RAW DATA =
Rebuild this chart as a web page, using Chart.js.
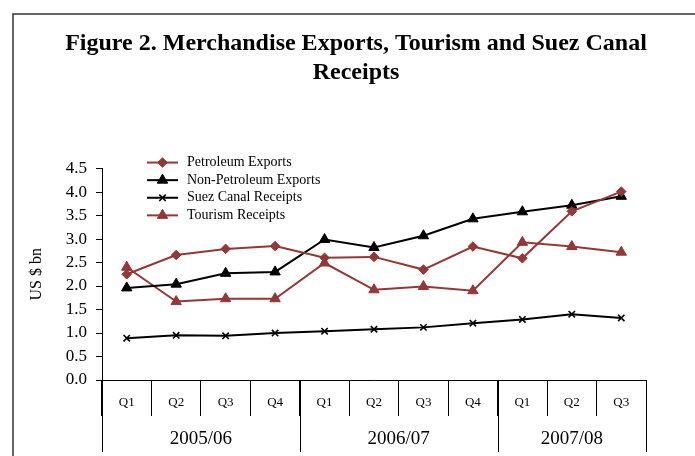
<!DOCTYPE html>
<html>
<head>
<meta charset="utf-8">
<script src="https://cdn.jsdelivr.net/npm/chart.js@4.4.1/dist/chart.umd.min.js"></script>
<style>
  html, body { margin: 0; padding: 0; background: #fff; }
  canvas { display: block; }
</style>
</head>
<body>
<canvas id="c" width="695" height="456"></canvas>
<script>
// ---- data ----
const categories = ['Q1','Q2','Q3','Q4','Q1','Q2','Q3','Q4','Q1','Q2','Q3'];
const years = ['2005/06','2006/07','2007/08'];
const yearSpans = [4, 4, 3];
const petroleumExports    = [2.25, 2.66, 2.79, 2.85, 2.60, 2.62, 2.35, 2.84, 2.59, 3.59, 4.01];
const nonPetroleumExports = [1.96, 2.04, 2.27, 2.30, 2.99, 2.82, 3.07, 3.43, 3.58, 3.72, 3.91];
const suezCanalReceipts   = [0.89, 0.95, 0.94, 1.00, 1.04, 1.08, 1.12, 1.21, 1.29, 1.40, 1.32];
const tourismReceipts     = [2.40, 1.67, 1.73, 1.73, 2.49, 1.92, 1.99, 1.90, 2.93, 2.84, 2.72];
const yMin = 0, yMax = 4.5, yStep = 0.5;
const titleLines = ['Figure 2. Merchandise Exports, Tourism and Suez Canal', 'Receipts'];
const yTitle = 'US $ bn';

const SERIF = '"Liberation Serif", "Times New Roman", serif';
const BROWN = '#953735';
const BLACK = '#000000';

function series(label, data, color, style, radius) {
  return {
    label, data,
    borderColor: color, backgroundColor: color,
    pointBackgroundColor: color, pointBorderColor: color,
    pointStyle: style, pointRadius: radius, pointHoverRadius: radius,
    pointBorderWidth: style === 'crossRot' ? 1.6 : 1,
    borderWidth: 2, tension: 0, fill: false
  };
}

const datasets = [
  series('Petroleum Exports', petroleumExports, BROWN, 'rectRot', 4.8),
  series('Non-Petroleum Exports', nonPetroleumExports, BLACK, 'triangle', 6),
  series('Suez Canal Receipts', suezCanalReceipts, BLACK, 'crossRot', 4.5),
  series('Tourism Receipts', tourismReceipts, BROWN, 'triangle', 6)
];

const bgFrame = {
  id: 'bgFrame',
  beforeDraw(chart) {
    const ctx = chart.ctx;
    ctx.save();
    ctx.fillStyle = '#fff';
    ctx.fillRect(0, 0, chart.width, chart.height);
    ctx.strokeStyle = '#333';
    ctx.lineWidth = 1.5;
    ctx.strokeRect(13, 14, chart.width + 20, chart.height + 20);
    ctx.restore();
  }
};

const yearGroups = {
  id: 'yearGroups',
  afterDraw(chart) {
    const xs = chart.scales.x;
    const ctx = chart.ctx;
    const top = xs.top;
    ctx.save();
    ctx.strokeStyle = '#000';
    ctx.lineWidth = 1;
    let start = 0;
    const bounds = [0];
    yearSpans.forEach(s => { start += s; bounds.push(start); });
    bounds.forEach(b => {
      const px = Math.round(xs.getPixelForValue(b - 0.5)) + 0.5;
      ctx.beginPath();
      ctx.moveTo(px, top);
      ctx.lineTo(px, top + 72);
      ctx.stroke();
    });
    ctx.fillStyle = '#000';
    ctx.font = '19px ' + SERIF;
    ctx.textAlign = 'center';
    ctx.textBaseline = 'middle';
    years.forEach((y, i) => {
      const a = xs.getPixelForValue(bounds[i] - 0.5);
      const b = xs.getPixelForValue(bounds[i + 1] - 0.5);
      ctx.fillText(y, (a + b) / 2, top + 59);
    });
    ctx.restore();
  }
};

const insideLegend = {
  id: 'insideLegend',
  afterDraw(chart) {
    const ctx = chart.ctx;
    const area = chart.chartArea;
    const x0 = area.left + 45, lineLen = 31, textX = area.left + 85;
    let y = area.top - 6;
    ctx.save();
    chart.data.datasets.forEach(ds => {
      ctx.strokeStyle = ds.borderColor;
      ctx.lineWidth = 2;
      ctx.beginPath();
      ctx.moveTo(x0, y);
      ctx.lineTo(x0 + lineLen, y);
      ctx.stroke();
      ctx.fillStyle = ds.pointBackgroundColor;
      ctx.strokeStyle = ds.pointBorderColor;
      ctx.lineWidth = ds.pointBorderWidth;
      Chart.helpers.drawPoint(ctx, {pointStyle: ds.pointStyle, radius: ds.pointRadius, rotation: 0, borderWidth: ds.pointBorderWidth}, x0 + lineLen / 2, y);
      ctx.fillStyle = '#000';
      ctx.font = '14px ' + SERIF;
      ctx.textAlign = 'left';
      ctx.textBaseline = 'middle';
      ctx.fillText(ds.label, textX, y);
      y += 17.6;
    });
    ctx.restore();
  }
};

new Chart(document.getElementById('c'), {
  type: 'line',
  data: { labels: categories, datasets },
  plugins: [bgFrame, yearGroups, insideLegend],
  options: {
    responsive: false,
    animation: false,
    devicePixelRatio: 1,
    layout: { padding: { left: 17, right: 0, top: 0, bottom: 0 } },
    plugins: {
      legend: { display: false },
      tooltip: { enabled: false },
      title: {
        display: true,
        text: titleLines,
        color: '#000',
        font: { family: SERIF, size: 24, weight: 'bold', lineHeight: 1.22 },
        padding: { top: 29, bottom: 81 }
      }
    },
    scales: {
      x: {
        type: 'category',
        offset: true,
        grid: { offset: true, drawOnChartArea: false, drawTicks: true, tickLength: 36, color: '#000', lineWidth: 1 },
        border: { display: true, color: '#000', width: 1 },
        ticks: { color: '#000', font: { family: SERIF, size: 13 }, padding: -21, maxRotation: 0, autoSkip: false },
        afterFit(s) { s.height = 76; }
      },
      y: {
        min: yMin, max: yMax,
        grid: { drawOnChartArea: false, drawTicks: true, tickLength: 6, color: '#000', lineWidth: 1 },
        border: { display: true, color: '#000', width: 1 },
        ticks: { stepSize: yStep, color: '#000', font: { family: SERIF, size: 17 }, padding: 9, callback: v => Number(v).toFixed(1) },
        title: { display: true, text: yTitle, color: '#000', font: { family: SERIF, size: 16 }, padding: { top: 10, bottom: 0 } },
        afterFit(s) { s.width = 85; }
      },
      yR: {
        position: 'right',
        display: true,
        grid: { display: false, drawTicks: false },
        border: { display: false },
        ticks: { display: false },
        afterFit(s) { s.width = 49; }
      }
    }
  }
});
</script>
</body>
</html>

WHAT TO DO = Pictures are excluded: retype only the lines from the beginning of the listing above through the line with "const BLACK = '#000000';", both included.

SOLUTION TO THIS PROBLEM =
Rebuild this chart as a web page, using Chart.js.
<!DOCTYPE html>
<html>
<head>
<meta charset="utf-8">
<script src="https://cdn.jsdelivr.net/npm/chart.js@4.4.1/dist/chart.umd.min.js"></script>
<style>
  html, body { margin: 0; padding: 0; background: #fff; }
  canvas { display: block; }
</style>
</head>
<body>
<canvas id="c" width="695" height="456"></canvas>
<script>
// ---- data ----
const categories = ['Q1','Q2','Q3','Q4','Q1','Q2','Q3','Q4','Q1','Q2','Q3'];
const years = ['2005/06','2006/07','2007/08'];
const yearSpans = [4, 4, 3];
const petroleumExports    = [2.25, 2.66, 2.79, 2.85, 2.60, 2.62, 2.35, 2.84, 2.59, 3.59, 4.01];
const nonPetroleumExports = [1.96, 2.04, 2.27, 2.30, 2.99, 2.82, 3.07, 3.43, 3.58, 3.72, 3.91];
const suezCanalReceipts   = [0.89, 0.95, 0.94, 1.00, 1.04, 1.08, 1.12, 1.21, 1.29, 1.40, 1.32];
const tourismReceipts     = [2.40, 1.67, 1.73, 1.73, 2.49, 1.92, 1.99, 1.90, 2.93, 2.84, 2.72];
const yMin = 0, yMax = 4.5, yStep = 0.5;
const titleLines = ['Figure 2. Merchandise Exports, Tourism and Suez Canal', 'Receipts'];
const yTitle = 'US $ bn';

const SERIF = '"Liberation Serif", "Times New Roman", serif';
const BROWN = '#953735';
const BLACK = '#000000';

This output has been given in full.